A Non-Parametric Bayesian Approach to Inflectional Morphology

Jason Eisner, Markus Dreyer

Center for Language and Speech Processing, Johns Hopkins University, Baltimore, MD, USA

We learn how the words of a language are inflected, given a plain text corpus plus a small supervised set of known paradigms. The approach is principled, simply performing empirical Bayesian inference under a straightforward generative model that explicitly describes the generation of

  1. The grammar and subregularities of the language (via many finite-state transducers coordinated in a Markov Random Field).
  2. The infinite inventory of types and their inflectional paradigms (via a Dirichlet Process Mixture Model based on the above grammar).
  3. The corpus of tokens (by sampling inflected words from the above inventory).

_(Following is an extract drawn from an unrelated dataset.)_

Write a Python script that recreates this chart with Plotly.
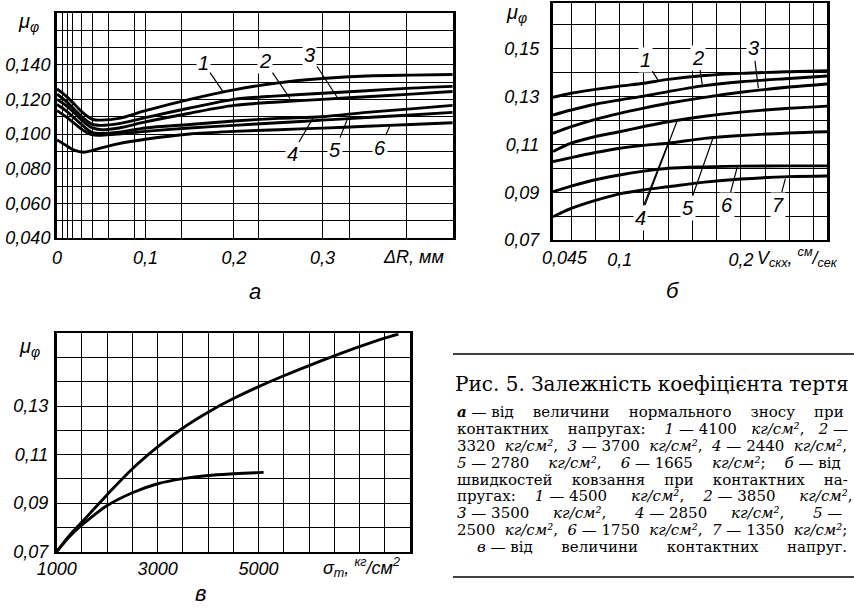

Our inference algorithm cleanly integrates several techniques that handle the different levels of the model: classical dynamic programming operations on the finite-state transducers, loopy belief propagation in the Markov Random Field, and MCMC and MCEM for the non-parametric Dirichlet Process Mixture Model.
   We will build up the various components of the model in turn, showing experimental results along the way for several intermediate tasks such as lemmatization, transliteration, and inflection. Finally, we show that modeling paradigms jointly with the Markov Random Field, and learning from unannotated text corpora via the non-parametric model, significantly improves the quality of predicted word inflections.

Bibliographic reference.  Eisner, Jason / Dreyer, Markus (2011): "A non-parametric Bayesian approach to inflectional morphology", In MLSLP-2011 (abstract).